The changes to the rules, while not drastic, have the potential to make fundraising more difficult for VCs. Also, punishment for not following the rules correctly will fall on GPs themselves; they can’t turn to their LPs for financial help anymore.

“My initial thoughts on this were, it’s like trying to learn a new dance,” Chris Harvey, an emerging fund lawyer at Harvey Esquire APC, told TechCrunch+. “Everyone is doing the waltz, [but now] we are getting rid of the waltz, and we are moving to a new style. There will be some toe stepping, and not everyone will be on the beat.”

The treatment of LPs

There are two key rule changes for VCs to consider.

First, there’s new language regarding preferential treatment. The new fund disclosure rules require firms to disclose any preferential treatment of an LP that could have material or negative impact on the other LPs involved in the fund. This could include giving an investor a different capital call structure, different rights to co-investments or different fees.

Firms would have to disclose this preferential treatment to any prospective LPs in addition to an annual written notice to all existing LPs.
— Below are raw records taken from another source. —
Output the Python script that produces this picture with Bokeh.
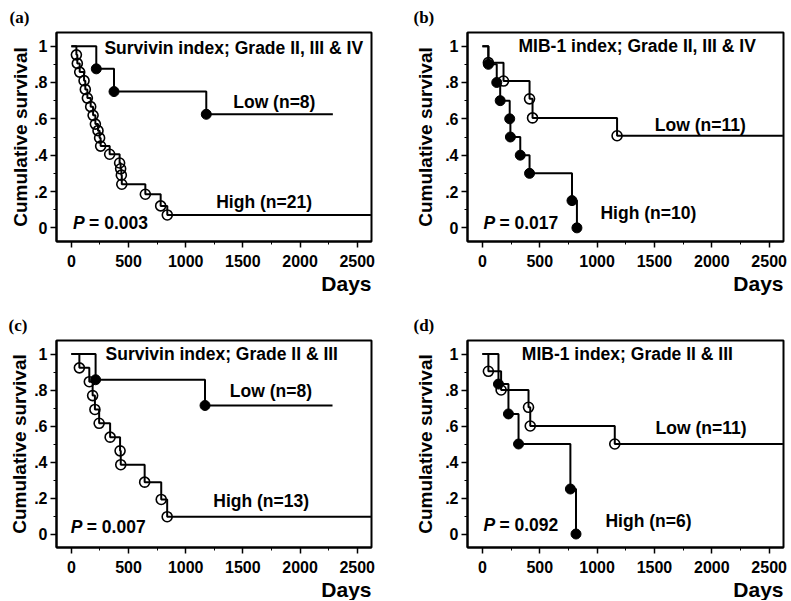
from bokeh.plotting import figure
from bokeh.layouts import gridplot
from bokeh.models import Range1d, FixedTicker, Label, Title
from bokeh.embed import file_html
from bokeh.resources import INLINE

# ---------------- data (days, cumulative survival) ----------------
# (a) Survivin index; Grade II, III & IV
a_low_days = [218, 373, 1180]
a_low_surv = [0.875, 0.75, 0.625]
a_low_end = 2287
a_high_days = [44, 52, 73, 111, 122, 140, 169, 190, 210, 233, 247, 256,
               335, 422, 431, 437, 441, 647, 781, 839]
a_high_surv = [0.952, 0.905, 0.857, 0.810, 0.762, 0.714, 0.667, 0.619,
               0.571, 0.535, 0.495, 0.45, 0.405, 0.357, 0.325, 0.29,
               0.24, 0.185, 0.121, 0.071]
a_high_end = 2620

# (b) MIB-1 index; Grade II, III & IV
b_low_days = [52, 184, 411, 437, 1174]
b_low_surv = [0.909, 0.808, 0.71, 0.605, 0.507]
b_low_end = 2620
b_high_days = [52, 125, 155, 238, 244, 330, 411, 781, 824]
b_high_surv = [0.9, 0.8, 0.7, 0.6, 0.5, 0.4, 0.3, 0.15, 0.0]
b_high_end = 824

# (c) Survivin index; Grade II & III
c_low_days = [212, 1169]
c_low_surv = [0.857, 0.714]
c_low_end = 2284
c_high_days = [70, 157, 186, 206, 243, 339, 426, 432, 641, 786, 838]
c_high_surv = [0.923, 0.846, 0.769, 0.692, 0.615, 0.538, 0.462, 0.385,
               0.288, 0.192, 0.096]
c_high_end = 2620

# (d) MIB-1 index; Grade II & III
d_low_days = [52, 163, 402, 417, 1154]
d_low_surv = [0.904, 0.8, 0.704, 0.6, 0.5]
d_low_end = 2620
d_high_days = [140, 227, 315, 767, 816]
d_high_surv = [0.833, 0.667, 0.5, 0.25, 0.0]
d_high_end = 816

panel_tags = ["(a)", "(b)", "(c)", "(d)"]
panel_titles = ["Survivin index; Grade II, III & IV",
                "MIB-1 index; Grade II, III & IV",
                "Survivin index; Grade II & III",
                "MIB-1 index; Grade II & III"]
low_labels = ["Low (n=8)", "Low (n=11)", "Low (n=8)", "Low (n=11)"]
high_labels = ["High (n=21)", "High (n=10)", "High (n=13)", "High (n=6)"]
p_values = ["= 0.003", "= 0.017", "= 0.007", "= 0.092"]

x_ticks = [0, 500, 1000, 1500, 2000, 2500]
x_minor = [250, 750, 1250, 1750, 2250]
y_ticks = [0, 0.2, 0.4, 0.6, 0.8, 1]
y_minor = [0.1, 0.3, 0.5, 0.7, 0.9]
y_tick_labels = ["0", ".2", ".4", ".6", ".8", "1"]

SANS = "Liberation Sans"
SERIF = "Liberation Serif"
FS = "17.5px"


def make_fig(tag, width, height, bl, br, bt, bb, ylab_standoff):
    p = figure(width=width, height=height, title=tag,
               x_range=Range1d(-130, 2625), y_range=Range1d(-0.075, 1.075),
               output_backend="svg", toolbar_location=None,
               min_border_left=bl, min_border_right=br,
               min_border_top=bt, min_border_bottom=bb)
    p.title.text_font = SERIF
    p.title.text_font_size = "17px"
    p.title.text_font_style = "bold"
    p.title.text_color = "black"
    p.title.align = "left"
    p.title.offset = -bl + 8
    p.title.standoff = 11
    p.xgrid.visible = False
    p.ygrid.visible = False
    p.outline_line_color = "black"
    p.outline_line_width = 2
    p.background_fill_color = "white"
    p.border_fill_color = "white"

    for ax in (p.xaxis[0], p.yaxis[0]):
        ax.axis_line_color = "black"
        ax.axis_line_width = 2
        ax.major_tick_in = 0
        ax.major_tick_out = 6
        ax.minor_tick_in = 0
        ax.minor_tick_out = 3
        ax.major_tick_line_color = "black"
        ax.minor_tick_line_color = "black"
        ax.major_tick_line_width = 1.5
        ax.minor_tick_line_width = 1
        ax.major_label_text_font = SANS
        ax.major_label_text_font_size = "16px"
        ax.major_label_text_font_style = "bold"
        ax.major_label_text_color = "black"

    p.xaxis.ticker = FixedTicker(ticks=x_ticks, minor_ticks=x_minor)
    p.xaxis.major_label_standoff = 7
    p.yaxis.ticker = FixedTicker(ticks=y_ticks, minor_ticks=y_minor)
    p.yaxis.major_label_overrides = {t: s for t, s in zip(y_ticks, y_tick_labels)}
    p.yaxis.major_label_standoff = 3
    p.yaxis.axis_label = "Cumulative survival"
    p.yaxis.axis_label_text_font = SANS
    p.yaxis.axis_label_text_font_size = "19px"
    p.yaxis.axis_label_text_font_style = "bold"
    p.yaxis.axis_label_text_color = "black"
    p.yaxis.axis_label_standoff = ylab_standoff

    p.add_layout(Title(text="Days", align="right", text_font=SANS,
                       text_font_size="21px", text_font_style="bold",
                       text_color="black", standoff=0), "below")
    return p


def km(p, days, surv, end, filled):
    xs = [0] + list(days) + [end]
    ys = [1] + list(surv) + [surv[-1]]
    p.step(xs, ys, mode="after", line_color="black", line_width=2)
    if filled:
        p.scatter(days, surv, size=10, marker="circle", fill_color="black",
                  line_color="black")
    else:
        p.scatter(days, surv, size=10, marker="circle", fill_alpha=0,
                  line_color="black", line_width=1.6)


def txt(p, x, y, text, style="bold", xoff=0):
    p.add_layout(Label(x=x, y=y, text=text, x_offset=xoff, text_font=SANS,
                       text_font_size=FS, text_font_style=style,
                       text_baseline="middle", text_align="left",
                       text_color="black"))


def decorate(p, i, title_pos, low_pos, high_pos, p_pos):
    txt(p, title_pos[0], title_pos[1], panel_titles[i])
    txt(p, low_pos[0], low_pos[1], low_labels[i])
    txt(p, high_pos[0], high_pos[1], high_labels[i])
    txt(p, p_pos[0], p_pos[1], "P", style="bold italic")
    txt(p, p_pos[0], p_pos[1], p_values[i], xoff=16)


# row 1: heights 308 ; row 2: 292  (Bokeh's page template has no body margin)
pa = make_fig(panel_tags[0], 405, 308, 55, 34, 32, 67, 0)
km(pa, a_low_days, a_low_surv, a_low_end, True)
km(pa, a_high_days, a_high_surv, a_high_end, False)
decorate(pa, 0, (289, 0.992), (1416, 0.694), (1267, 0.14), (15, 0.025))

pb = make_fig(panel_tags[1], 386, 308, 62, 8, 32, 67, 6)
km(pb, b_low_days, b_low_surv, b_low_end, False)
km(pb, b_high_days, b_high_surv, b_high_end, True)
decorate(pb, 1, (315, 1.0), (1503, 0.565), (1029, 0.08), (9, 0.028))

pc = make_fig(panel_tags[2], 405, 292, 56, 33, 31, 52, 1)
km(pc, c_low_days, c_low_surv, c_low_end, True)
km(pc, c_high_days, c_high_surv, c_high_end, False)
decorate(pc, 2, (299, 1.0), (1386, 0.797), (1241, 0.183), (-5, 0.04))

pd_ = make_fig(panel_tags[3], 386, 292, 62, 8, 31, 52, 6)
km(pd_, d_low_days, d_low_surv, d_low_end, False)
km(pd_, d_high_days, d_high_surv, d_high_end, True)
decorate(pd_, 3, (344, 1.0), (1510, 0.589), (1073, 0.07), (9, 0.05))

grid = gridplot([[pa, pb], [pc, pd_]], toolbar_location=None)

open("out.html", "w").write(file_html(grid, INLINE))
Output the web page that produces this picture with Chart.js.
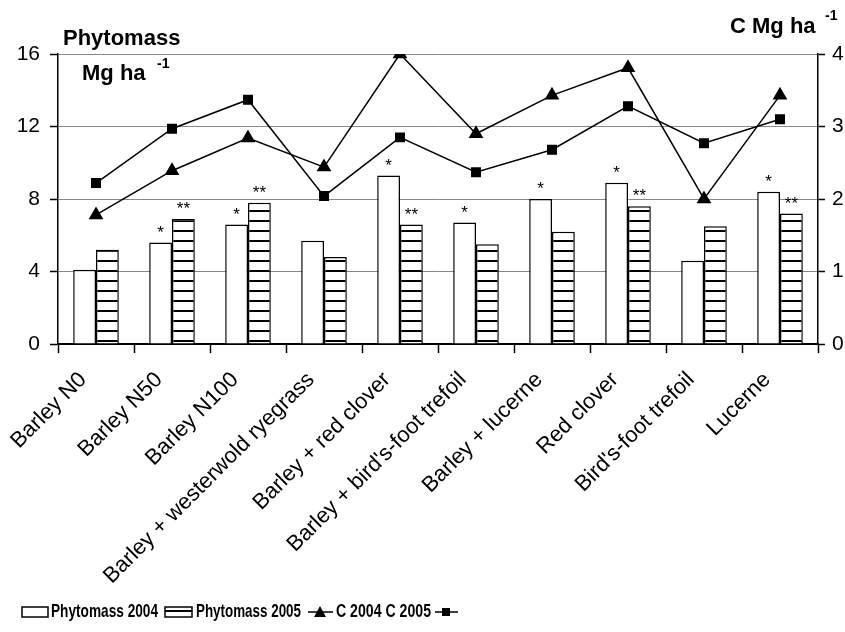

Harvey said that other LPs having different terms won’t bother some smaller investors — for example, investors who might have assumed they were getting less generous terms based on their check size compared to larger backers — but it could definitely have an impact, especially when it comes to certain types of institutional LPs. Investors like banks and endowments often require certain special language and treatment when they back a fund.

Funds will now have to decide how to approach certain potential perks that could make an actual difference regarding whether LPs are willing to invest. LPs, on the other hand, will have to decide how to navigate the rule changes without putting themselves in a position where they have to justify why they should have certain rights over other investors.

“My philosophy is always to try to smooth out those sharper requests,” Harvey said. “Everyone gets a right to co-invest. Everyone has the ability to invest, but not everyone is going to get pro rata rights. Does every LP get that, or do we put in a side letter?”

Larger firms have an easier way of working around the issue, as the disclosure rule language seems to imply that if a firm were to raise a fund through separate parallel vehicles — a common practice for funds of substantial size — they could skirt around disclosing everything to all of their prospective LPs, rather than just those in that specific vehicle.

But for those who aren’t likely to raise their next fund in that format, like emerging managers, this change could make fundraising just that much more difficult. Ty Findley, the co-founder and general partner at Ironspring Ventures, which is currently raising a $100 million second fund, pointed out that LPs consider backing these nascent managers as being inherently more risky, and if they aren’t able to change the terms to make it seem more worth it for them to participate, they may pass entirely.

This dynamic could make it more difficult for emerging managers to land an anchor investor who they may have been okay with giving preferential treatment — since landing that critical commitment makes the rest of the fundraising process easier. Now emerging managers will have to find a balance in what they are willing to give and disclose that will land the LP they want without preventing other LPs from being uninterested without the same treatment.

The treatment of GPs

The other key aspect of these rule changes is what happens when a GP gets caught violating any of the new disclosure changes, whether intentionally or not. Under the new rules, GPs are restricted from passing on fees or expenses — related to an investigation or resulting sanction imposed by the SEC — to their LPs.

“If you the GP are charged with, or even found guilty up to a certain point, and you get sanctioned for that activity, you cannot ask your LPs to get reimbursed,” Harvey said. “You can’t get their waiver, you can’t even disclose it, it doesn’t matter.”

This could also be more of an issue for emerging managers, because if they are caught, they may be on the hook for money the firm doesn’t have — for example, if they haven’t started seeing exits or earning distributions yet.

But Harvey said these changes to disclosures aren’t going to be particularly pricy for firms to keep up with; it’s estimated at $11,000 a year. If firms simply decide to disclose everything, even if it makes fundraising more difficult or causes some hard conversations with LPs, they should be relatively easy to comply with. VCs just have to make sure they are covering their bases.